I’ve made up my own mind. I am voting for Andy Burnham as leader. The fact that the Sun hates his guts and is currently attacking him for legitimately claiming £39 in expenses over four years can only firm up my resolve. I could live with Yvette Cooper as leader, I could tolerate Liz Kendall too, but Jeremy Corbyn? Please.
Honestly, I believe Corbyn as leader would sound the death knell on Labour. To win, Labour needs to attract the votes of a broad church of opinion. It needs to reach out and reach out a long way. There are two distinct choices.

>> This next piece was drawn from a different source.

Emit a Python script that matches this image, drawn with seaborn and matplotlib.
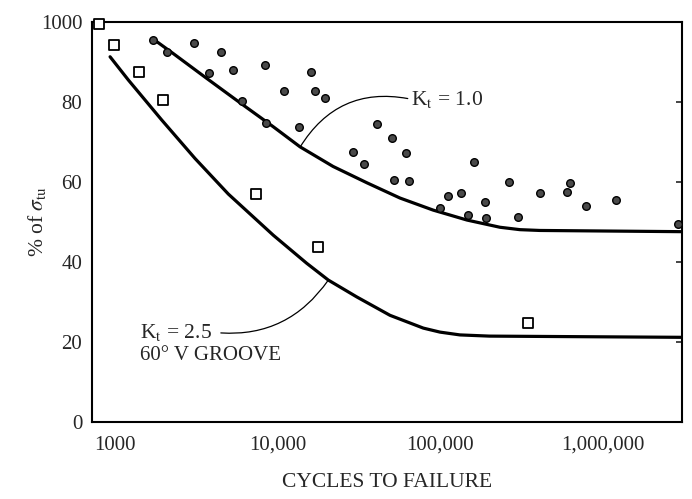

The first is that Labour reaches out to the centre ground of politics. Like it or not, Tony Blair did just that. It wasn’t socialism as we know it, but it was a form of Labour that, largely speaking, did more good than harm. It didn’t change Britain, it didn’t challenge the rich and powerful, it did little to help social mobility. But it was better than the Tories by a long way. As I have said before, Blair’s big failing – Labour’s big failing – was to stick with what they had. The New Labour that convinced the electorate should have gone further, made the argument for the very things Labour stands for. These are not controversial in themselves, but they need to be explained. If you are going to make Britain a more equal country, you need evolution not revolution. Labour did neither. It was a monumental mistake given the majorities in the Blair/Brown years. The second is voting for Corbyn.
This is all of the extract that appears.